=== Problem to solve ===
Write out the full listing again, exactly as it stands.

**** Data lines ****

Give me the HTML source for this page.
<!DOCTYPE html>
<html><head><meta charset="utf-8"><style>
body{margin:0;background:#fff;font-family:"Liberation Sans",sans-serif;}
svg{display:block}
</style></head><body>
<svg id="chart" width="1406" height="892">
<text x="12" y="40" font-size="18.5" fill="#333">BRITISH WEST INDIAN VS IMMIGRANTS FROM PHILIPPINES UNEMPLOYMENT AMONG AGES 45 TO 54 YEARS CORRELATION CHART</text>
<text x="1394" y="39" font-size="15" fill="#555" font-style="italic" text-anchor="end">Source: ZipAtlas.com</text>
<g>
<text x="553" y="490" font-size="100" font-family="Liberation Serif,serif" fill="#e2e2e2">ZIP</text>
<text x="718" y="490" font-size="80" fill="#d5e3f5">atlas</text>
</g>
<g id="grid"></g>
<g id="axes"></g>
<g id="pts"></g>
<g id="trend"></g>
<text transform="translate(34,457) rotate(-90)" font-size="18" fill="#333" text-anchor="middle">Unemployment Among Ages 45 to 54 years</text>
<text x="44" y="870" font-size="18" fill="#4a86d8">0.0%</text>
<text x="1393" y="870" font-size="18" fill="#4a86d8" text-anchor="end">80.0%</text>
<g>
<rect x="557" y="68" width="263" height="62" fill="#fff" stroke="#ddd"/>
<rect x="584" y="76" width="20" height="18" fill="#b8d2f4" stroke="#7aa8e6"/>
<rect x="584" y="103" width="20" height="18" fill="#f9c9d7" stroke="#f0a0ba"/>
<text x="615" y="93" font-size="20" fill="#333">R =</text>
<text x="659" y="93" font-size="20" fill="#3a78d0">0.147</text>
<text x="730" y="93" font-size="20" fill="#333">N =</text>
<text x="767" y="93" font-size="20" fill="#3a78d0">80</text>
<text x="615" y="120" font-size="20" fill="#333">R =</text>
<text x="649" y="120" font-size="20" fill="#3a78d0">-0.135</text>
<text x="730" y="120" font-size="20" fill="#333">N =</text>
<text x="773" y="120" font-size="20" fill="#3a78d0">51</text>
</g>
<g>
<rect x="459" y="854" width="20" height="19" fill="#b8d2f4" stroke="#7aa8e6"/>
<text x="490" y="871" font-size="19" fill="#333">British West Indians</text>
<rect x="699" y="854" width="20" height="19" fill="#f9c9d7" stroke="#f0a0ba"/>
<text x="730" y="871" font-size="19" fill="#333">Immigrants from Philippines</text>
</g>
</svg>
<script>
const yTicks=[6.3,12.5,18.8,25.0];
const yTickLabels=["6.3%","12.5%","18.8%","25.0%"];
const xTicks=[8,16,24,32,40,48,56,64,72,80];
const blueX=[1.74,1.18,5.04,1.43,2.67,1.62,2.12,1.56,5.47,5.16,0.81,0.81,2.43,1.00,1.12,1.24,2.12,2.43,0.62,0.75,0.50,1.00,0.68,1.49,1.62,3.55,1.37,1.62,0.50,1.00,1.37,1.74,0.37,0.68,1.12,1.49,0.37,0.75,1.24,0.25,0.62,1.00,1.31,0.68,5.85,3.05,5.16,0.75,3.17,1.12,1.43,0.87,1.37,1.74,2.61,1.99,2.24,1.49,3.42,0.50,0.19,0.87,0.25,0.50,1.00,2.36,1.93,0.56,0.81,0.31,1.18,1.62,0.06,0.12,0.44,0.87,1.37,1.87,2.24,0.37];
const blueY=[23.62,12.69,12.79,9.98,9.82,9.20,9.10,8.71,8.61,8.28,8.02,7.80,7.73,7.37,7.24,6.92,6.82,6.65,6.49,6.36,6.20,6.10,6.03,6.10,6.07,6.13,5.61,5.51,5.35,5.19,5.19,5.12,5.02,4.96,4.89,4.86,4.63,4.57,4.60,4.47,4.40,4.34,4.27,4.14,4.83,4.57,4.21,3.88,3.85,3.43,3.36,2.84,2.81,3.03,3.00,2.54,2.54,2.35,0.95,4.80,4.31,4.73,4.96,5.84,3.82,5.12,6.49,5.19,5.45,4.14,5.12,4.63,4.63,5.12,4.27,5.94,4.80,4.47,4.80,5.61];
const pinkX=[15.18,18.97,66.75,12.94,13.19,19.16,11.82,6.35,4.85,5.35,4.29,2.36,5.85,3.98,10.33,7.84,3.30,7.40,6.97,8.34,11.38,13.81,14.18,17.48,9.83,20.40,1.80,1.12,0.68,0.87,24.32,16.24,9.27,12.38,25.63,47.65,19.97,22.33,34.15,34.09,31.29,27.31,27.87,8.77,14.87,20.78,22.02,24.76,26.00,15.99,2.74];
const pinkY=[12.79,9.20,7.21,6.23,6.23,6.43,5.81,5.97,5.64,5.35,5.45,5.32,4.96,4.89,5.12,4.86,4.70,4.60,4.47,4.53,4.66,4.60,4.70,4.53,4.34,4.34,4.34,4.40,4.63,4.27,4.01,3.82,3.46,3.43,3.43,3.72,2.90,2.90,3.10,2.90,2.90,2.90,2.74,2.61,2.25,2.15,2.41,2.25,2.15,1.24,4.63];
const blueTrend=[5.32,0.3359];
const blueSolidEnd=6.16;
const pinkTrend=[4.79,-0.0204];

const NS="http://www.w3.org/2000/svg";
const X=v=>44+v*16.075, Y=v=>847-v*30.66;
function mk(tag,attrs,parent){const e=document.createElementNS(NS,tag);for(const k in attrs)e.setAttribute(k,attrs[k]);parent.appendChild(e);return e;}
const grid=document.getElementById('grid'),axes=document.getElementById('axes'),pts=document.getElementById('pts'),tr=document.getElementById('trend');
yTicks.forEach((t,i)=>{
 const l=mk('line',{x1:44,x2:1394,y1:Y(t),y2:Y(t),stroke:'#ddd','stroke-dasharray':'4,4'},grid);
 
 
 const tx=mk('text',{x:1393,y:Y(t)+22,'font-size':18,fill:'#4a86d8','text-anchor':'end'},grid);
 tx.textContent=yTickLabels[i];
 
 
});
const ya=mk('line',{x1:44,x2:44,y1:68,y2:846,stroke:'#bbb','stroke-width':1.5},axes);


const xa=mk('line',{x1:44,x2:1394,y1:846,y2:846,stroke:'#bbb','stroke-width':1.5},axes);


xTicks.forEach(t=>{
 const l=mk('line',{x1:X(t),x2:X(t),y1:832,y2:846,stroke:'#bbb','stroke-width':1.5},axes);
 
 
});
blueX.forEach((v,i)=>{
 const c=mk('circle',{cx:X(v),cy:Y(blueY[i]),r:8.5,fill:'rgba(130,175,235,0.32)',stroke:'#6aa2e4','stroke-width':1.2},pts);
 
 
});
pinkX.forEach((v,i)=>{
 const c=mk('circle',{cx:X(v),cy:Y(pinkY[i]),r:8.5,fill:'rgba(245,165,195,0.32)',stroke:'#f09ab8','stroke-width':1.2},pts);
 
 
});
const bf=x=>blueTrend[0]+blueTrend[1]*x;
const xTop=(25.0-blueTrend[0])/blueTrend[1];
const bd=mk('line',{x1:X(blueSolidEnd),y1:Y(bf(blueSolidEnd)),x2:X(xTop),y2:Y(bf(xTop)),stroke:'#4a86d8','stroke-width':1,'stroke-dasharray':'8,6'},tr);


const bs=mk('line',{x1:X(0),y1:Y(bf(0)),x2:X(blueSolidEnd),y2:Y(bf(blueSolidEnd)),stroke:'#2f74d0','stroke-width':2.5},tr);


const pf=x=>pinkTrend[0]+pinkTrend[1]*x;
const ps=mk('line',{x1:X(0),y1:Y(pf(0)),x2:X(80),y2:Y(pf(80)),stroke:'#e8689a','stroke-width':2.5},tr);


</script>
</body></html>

****

=== Reply ===
Give me the HTML source for this page.
<!DOCTYPE html>
<html><head><meta charset="utf-8"><style>
body{margin:0;background:#fff;font-family:"Liberation Sans",sans-serif;}
svg{display:block}
</style></head><body>
<svg id="chart" width="1406" height="892">
<text x="12" y="40" font-size="18.5" fill="#333">BRITISH WEST INDIAN VS IMMIGRANTS FROM PHILIPPINES UNEMPLOYMENT AMONG AGES 45 TO 54 YEARS CORRELATION CHART</text>
<text x="1394" y="39" font-size="15" fill="#555" font-style="italic" text-anchor="end">Source: ZipAtlas.com</text>
<g>
<text x="553" y="490" font-size="100" font-family="Liberation Serif,serif" fill="#e2e2e2">ZIP</text>
<text x="718" y="490" font-size="80" fill="#d5e3f5">atlas</text>
</g>
<g id="grid"></g>
<g id="axes"></g>
<g id="pts"></g>
<g id="trend"></g>
<text transform="translate(34,457) rotate(-90)" font-size="18" fill="#333" text-anchor="middle">Unemployment Among Ages 45 to 54 years</text>
<text x="44" y="870" font-size="18" fill="#4a86d8">0.0%</text>
<text x="1393" y="870" font-size="18" fill="#4a86d8" text-anchor="end">80.0%</text>
<g>
<rect x="557" y="68" width="263" height="62" fill="#fff" stroke="#ddd"/>
<rect x="584" y="76" width="20" height="18" fill="#b8d2f4" stroke="#7aa8e6"/>
<rect x="584" y="103" width="20" height="18" fill="#f9c9d7" stroke="#f0a0ba"/>
<text x="615" y="93" font-size="20" fill="#333">R =</text>
<text x="659" y="93" font-size="20" fill="#3a78d0">0.147</text>
<text x="730" y="93" font-size="20" fill="#333">N =</text>
<text x="767" y="93" font-size="20" fill="#3a78d0">80</text>
<text x="615" y="120" font-size="20" fill="#333">R =</text>
<text x="649" y="120" font-size="20" fill="#3a78d0">-0.135</text>
<text x="730" y="120" font-size="20" fill="#333">N =</text>
<text x="773" y="120" font-size="20" fill="#3a78d0">51</text>
</g>
<g>
<rect x="459" y="854" width="20" height="19" fill="#b8d2f4" stroke="#7aa8e6"/>
<text x="490" y="871" font-size="19" fill="#333">British West Indians</text>
<rect x="699" y="854" width="20" height="19" fill="#f9c9d7" stroke="#f0a0ba"/>
<text x="730" y="871" font-size="19" fill="#333">Immigrants from Philippines</text>
</g>
</svg>
<script>
const yTicks=[6.3,12.5,18.8,25.0];
const yTickLabels=["6.3%","12.5%","18.8%","25.0%"];
const xTicks=[8,16,24,32,40,48,56,64,72,80];
const blueX=[1.74,1.18,5.04,1.43,2.67,1.62,2.12,1.56,5.47,5.16,0.81,0.81,2.43,1.00,1.12,1.24,2.12,2.43,0.62,0.75,0.50,1.00,0.68,1.49,1.62,3.55,1.37,1.62,0.50,1.00,1.37,1.74,0.37,0.68,1.12,1.49,0.37,0.75,1.24,0.25,0.62,1.00,1.31,0.68,5.85,3.05,5.16,0.75,3.17,1.12,1.43,0.87,1.37,1.74,2.61,1.99,2.24,1.49,3.42,0.50,0.19,0.87,0.25,0.50,1.00,2.36,1.93,0.56,0.81,0.31,1.18,1.62,0.06,0.12,0.44,0.87,1.37,1.87,2.24,0.37];
const blueY=[23.62,12.69,12.79,9.98,9.82,9.20,9.10,8.71,8.61,8.28,8.02,7.80,7.73,7.37,7.24,6.92,6.82,6.65,6.49,6.36,6.20,6.10,6.03,6.10,6.07,6.13,5.61,5.51,5.35,5.19,5.19,5.12,5.02,4.96,4.89,4.86,4.63,4.57,4.60,4.47,4.40,4.34,4.27,4.14,4.83,4.57,4.21,3.88,3.85,3.43,3.36,2.84,2.81,3.03,3.00,2.54,2.54,2.35,0.95,4.80,4.31,4.73,4.96,5.84,3.82,5.12,6.49,5.19,5.45,4.14,5.12,4.63,4.63,5.12,4.27,5.94,4.80,4.47,4.80,5.61];
const pinkX=[15.18,18.97,66.75,12.94,13.19,19.16,11.82,6.35,4.85,5.35,4.29,2.36,5.85,3.98,10.33,7.84,3.30,7.40,6.97,8.34,11.38,13.81,14.18,17.48,9.83,20.40,1.80,1.12,0.68,0.87,24.32,16.24,9.27,12.38,25.63,47.65,19.97,22.33,34.15,34.09,31.29,27.31,27.87,8.77,14.87,20.78,22.02,24.76,26.00,15.99,2.74];
const pinkY=[12.79,9.20,7.21,6.23,6.23,6.43,5.81,5.97,5.64,5.35,5.45,5.32,4.96,4.89,5.12,4.86,4.70,4.60,4.47,4.53,4.66,4.60,4.70,4.53,4.34,4.34,4.34,4.40,4.63,4.27,4.01,3.82,3.46,3.43,3.43,3.72,2.90,2.90,3.10,2.90,2.90,2.90,2.74,2.61,2.25,2.15,2.41,2.25,2.15,1.24,4.63];
const blueTrend=[5.32,0.3359];
const blueSolidEnd=6.16;
const pinkTrend=[4.79,-0.0204];

const NS="http://www.w3.org/2000/svg";
const X=v=>44+v*16.075, Y=v=>847-v*30.66;
function mk(tag,attrs,parent){const e=document.createElementNS(NS,tag);for(const k in attrs)e.setAttribute(k,attrs[k]);parent.appendChild(e);return e;}
const grid=document.getElementById('grid'),axes=document.getElementById('axes'),pts=document.getElementById('pts'),tr=document.getElementById('trend');
yTicks.forEach((t,i)=>{
 const l=mk('line',{x1:44,x2:1394,y1:Y(t),y2:Y(t),stroke:'#ddd','stroke-dasharray':'4,4'},grid);
 
 
 const tx=mk('text',{x:1393,y:Y(t)+22,'font-size':18,fill:'#4a86d8','text-anchor':'end'},grid);
 tx.textContent=yTickLabels[i];
 
 
});
const ya=mk('line',{x1:44,x2:44,y1:68,y2:846,stroke:'#bbb','stroke-width':1.5},axes);


const xa=mk('line',{x1:44,x2:1394,y1:846,y2:846,stroke:'#bbb','stroke-width':1.5},axes);


xTicks.forEach(t=>{
 const l=mk('line',{x1:X(t),x2:X(t),y1:832,y2:846,stroke:'#bbb','stroke-width':1.5},axes);
 
 
});
blueX.forEach((v,i)=>{
 const c=mk('circle',{cx:X(v),cy:Y(blueY[i]),r:8.5,fill:'rgba(130,175,235,0.32)',stroke:'#6aa2e4','stroke-width':1.2},pts);
 
 
});
pinkX.forEach((v,i)=>{
 const c=mk('circle',{cx:X(v),cy:Y(pinkY[i]),r:8.5,fill:'rgba(245,165,195,0.32)',stroke:'#f09ab8','stroke-width':1.2},pts);
 
 
});
const bf=x=>blueTrend[0]+blueTrend[1]*x;
const xTop=(25.0-blueTrend[0])/blueTrend[1];
const bd=mk('line',{x1:X(blueSolidEnd),y1:Y(bf(blueSolidEnd)),x2:X(xTop),y2:Y(bf(xTop)),stroke:'#4a86d8','stroke-width':1,'stroke-dasharray':'8,6'},tr);


const bs=mk('line',{x1:X(0),y1:Y(bf(0)),x2:X(blueSolidEnd),y2:Y(bf(blueSolidEnd)),stroke:'#2f74d0','stroke-width':2.5},tr);


const pf=x=>pinkTrend[0]+pinkTrend[1]*x;
const ps=mk('line',{x1:X(0),y1:Y(pf(0)),x2:X(80),y2:Y(pf(80)),stroke:'#e8689a','stroke-width':2.5},tr);


</script>
</body></html>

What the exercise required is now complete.